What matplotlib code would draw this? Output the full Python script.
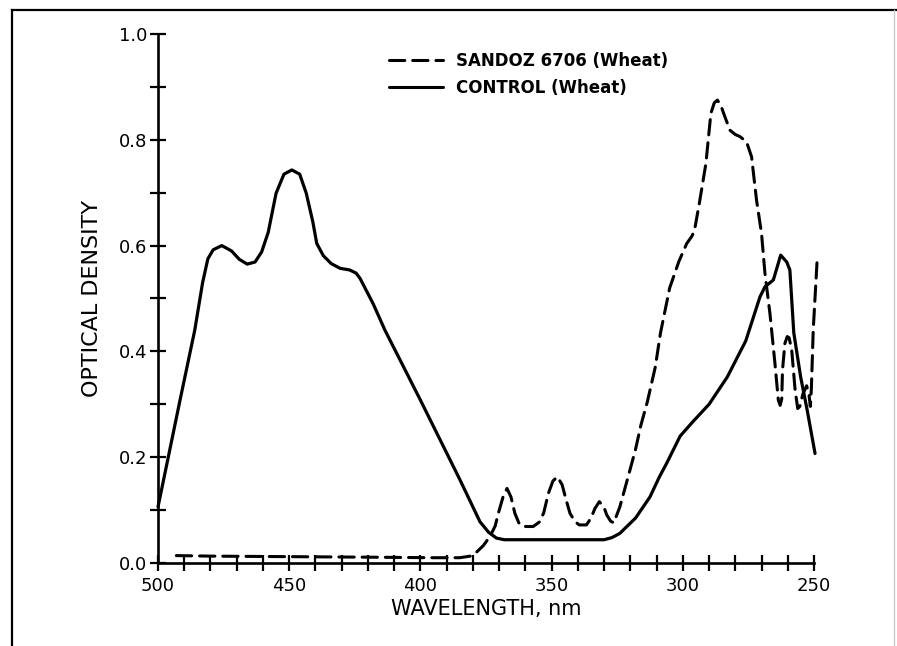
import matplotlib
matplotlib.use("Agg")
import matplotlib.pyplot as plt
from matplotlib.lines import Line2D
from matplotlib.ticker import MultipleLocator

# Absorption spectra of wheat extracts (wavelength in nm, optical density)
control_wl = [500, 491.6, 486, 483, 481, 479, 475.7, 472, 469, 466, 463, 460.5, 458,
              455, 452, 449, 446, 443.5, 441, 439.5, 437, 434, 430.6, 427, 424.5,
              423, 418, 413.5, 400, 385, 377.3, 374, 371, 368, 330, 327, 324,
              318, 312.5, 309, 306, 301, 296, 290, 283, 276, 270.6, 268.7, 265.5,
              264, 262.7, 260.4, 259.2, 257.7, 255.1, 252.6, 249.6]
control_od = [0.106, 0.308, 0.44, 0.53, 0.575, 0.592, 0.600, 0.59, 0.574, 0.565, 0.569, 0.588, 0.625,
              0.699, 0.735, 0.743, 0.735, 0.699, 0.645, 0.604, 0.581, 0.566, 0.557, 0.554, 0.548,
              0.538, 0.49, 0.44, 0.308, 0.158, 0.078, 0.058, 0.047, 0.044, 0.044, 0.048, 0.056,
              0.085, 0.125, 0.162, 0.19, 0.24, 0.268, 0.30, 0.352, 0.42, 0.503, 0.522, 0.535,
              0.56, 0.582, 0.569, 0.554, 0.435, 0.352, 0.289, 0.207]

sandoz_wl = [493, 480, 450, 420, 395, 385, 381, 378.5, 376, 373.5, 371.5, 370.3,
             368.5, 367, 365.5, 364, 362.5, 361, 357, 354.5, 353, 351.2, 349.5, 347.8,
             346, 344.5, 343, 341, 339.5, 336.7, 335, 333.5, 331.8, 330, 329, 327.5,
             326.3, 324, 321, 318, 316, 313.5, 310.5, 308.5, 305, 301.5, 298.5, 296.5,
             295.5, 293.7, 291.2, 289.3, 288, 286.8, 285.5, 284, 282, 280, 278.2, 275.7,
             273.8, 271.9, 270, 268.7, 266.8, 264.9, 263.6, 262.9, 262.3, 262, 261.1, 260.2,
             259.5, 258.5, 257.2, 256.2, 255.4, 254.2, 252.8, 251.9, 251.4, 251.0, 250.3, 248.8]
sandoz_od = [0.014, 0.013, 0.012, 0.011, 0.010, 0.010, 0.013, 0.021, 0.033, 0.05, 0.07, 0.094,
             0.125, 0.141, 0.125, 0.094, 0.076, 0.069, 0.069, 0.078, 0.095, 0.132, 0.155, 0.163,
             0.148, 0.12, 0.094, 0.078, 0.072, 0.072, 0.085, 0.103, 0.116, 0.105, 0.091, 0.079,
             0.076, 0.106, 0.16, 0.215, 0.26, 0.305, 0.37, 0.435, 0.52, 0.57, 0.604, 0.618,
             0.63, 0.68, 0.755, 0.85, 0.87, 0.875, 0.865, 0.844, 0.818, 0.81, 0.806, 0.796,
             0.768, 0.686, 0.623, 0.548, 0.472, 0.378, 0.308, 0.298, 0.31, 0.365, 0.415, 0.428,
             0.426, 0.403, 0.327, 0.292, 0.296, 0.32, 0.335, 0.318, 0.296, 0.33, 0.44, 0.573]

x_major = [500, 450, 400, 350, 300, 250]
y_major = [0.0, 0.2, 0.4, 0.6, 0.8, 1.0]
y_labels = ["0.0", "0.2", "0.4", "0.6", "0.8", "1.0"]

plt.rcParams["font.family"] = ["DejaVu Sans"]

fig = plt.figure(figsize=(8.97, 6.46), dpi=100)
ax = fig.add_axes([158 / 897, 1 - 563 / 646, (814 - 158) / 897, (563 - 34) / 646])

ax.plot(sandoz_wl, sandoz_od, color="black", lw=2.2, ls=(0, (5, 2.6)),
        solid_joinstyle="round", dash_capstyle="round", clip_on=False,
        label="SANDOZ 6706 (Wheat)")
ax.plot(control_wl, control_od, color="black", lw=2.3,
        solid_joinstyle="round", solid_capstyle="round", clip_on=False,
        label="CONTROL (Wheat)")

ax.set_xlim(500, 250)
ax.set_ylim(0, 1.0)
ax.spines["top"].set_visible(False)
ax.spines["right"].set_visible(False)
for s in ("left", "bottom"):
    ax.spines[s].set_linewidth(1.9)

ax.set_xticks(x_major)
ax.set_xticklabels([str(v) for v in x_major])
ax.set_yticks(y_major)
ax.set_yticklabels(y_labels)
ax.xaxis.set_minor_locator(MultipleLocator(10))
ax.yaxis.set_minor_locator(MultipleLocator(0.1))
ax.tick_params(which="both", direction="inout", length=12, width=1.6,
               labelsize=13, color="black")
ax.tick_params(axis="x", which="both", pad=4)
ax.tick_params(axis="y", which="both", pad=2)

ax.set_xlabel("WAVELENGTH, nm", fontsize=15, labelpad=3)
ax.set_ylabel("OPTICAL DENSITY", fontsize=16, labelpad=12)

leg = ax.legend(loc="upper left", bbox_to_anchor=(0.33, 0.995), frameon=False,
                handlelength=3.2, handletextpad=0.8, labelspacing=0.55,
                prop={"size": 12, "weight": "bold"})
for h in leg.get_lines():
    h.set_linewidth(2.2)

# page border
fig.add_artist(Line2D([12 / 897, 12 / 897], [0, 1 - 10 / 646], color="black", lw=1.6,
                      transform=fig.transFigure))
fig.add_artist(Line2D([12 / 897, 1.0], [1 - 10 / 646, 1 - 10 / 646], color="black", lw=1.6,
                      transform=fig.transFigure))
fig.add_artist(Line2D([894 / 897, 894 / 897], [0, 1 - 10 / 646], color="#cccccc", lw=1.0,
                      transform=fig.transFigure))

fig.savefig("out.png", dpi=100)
---
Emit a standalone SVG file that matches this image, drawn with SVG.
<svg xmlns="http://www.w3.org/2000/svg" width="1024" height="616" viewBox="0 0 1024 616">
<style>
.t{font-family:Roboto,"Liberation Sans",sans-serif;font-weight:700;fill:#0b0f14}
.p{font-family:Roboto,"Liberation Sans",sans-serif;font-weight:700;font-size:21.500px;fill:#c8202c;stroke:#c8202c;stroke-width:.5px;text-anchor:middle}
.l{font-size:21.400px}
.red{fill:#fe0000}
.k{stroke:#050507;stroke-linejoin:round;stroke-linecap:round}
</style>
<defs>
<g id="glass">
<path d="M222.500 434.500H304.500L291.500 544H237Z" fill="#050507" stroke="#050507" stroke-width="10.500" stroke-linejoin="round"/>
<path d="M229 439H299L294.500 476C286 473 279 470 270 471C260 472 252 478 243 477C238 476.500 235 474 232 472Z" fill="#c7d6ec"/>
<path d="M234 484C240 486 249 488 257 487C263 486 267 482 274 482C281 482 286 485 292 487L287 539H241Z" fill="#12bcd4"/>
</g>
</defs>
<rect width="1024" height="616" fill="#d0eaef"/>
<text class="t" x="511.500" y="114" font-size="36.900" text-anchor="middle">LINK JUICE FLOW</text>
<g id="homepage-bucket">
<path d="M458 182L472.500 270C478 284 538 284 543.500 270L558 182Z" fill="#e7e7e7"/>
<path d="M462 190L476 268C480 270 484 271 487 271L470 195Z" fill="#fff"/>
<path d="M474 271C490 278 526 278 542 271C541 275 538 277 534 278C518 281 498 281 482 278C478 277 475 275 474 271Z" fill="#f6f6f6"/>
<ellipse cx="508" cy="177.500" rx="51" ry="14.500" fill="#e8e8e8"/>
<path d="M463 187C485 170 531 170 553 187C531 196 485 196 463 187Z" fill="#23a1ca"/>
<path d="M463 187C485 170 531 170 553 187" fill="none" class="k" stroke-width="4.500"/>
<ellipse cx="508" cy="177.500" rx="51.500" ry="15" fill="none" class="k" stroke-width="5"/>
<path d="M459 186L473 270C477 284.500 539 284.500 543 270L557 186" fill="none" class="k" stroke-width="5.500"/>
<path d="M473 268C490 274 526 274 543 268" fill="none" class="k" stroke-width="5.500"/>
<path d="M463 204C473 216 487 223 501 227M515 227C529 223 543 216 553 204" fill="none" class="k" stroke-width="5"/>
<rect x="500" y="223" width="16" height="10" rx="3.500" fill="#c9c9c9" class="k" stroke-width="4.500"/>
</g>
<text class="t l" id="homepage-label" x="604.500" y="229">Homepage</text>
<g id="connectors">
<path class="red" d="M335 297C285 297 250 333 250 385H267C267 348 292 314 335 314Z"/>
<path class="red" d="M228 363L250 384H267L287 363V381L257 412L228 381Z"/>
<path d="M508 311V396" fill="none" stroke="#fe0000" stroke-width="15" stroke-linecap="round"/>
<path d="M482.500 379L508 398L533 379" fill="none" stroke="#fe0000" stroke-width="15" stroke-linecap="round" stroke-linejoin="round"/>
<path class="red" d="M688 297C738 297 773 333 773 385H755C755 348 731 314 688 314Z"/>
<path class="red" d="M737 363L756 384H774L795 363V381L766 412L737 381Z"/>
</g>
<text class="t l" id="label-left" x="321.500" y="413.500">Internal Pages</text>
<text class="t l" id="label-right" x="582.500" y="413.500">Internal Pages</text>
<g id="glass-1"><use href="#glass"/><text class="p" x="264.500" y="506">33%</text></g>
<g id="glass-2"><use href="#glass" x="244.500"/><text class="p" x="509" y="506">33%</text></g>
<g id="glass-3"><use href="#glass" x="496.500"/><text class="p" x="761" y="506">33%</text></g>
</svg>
==
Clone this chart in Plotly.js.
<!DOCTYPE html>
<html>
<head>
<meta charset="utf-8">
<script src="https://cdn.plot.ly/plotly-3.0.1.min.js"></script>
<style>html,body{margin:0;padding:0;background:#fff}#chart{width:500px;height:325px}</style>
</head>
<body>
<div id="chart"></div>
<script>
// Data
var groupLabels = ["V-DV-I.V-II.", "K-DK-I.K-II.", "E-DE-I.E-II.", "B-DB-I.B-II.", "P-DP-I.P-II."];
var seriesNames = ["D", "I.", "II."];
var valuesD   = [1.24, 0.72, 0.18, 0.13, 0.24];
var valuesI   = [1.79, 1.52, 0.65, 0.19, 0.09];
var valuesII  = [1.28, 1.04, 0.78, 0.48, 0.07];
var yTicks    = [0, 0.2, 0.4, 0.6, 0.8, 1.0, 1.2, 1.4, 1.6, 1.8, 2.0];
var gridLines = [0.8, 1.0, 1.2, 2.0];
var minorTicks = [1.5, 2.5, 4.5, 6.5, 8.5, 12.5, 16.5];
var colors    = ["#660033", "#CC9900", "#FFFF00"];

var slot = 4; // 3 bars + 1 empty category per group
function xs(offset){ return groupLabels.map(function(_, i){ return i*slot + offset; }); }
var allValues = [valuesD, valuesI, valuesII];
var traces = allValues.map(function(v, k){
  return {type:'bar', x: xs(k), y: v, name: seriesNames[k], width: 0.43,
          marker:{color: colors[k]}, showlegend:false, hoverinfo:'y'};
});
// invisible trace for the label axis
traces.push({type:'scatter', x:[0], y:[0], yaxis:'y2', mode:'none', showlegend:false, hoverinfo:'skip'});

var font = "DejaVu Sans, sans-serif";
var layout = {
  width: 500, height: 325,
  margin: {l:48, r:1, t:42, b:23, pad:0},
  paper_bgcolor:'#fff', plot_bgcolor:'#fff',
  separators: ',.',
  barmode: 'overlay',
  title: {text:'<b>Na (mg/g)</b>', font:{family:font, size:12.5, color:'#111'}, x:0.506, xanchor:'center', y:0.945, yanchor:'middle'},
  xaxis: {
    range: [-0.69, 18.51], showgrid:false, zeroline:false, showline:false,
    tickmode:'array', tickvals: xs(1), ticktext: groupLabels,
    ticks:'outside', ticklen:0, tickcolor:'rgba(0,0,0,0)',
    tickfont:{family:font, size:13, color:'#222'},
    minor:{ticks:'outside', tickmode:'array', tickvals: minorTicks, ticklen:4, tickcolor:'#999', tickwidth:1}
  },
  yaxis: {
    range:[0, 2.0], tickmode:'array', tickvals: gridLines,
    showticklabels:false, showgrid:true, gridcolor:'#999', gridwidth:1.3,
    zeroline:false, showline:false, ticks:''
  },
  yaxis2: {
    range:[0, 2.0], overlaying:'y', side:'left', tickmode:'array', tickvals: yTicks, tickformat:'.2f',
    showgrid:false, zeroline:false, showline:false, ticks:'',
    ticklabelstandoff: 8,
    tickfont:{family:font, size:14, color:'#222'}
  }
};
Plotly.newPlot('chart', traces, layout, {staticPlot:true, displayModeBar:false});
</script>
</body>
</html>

» **Short task**
From the line that has "What matplotlib code" through the line that has "from matplotlib.ticker import MultipleLocator", reproduce each line exactly as it stands and nothing else; do not include any pictures.

» **In response**
What matplotlib code would draw this? Output the full Python script.
import matplotlib
matplotlib.use("Agg")
import matplotlib.pyplot as plt
from matplotlib.lines import Line2D
from matplotlib.ticker import MultipleLocator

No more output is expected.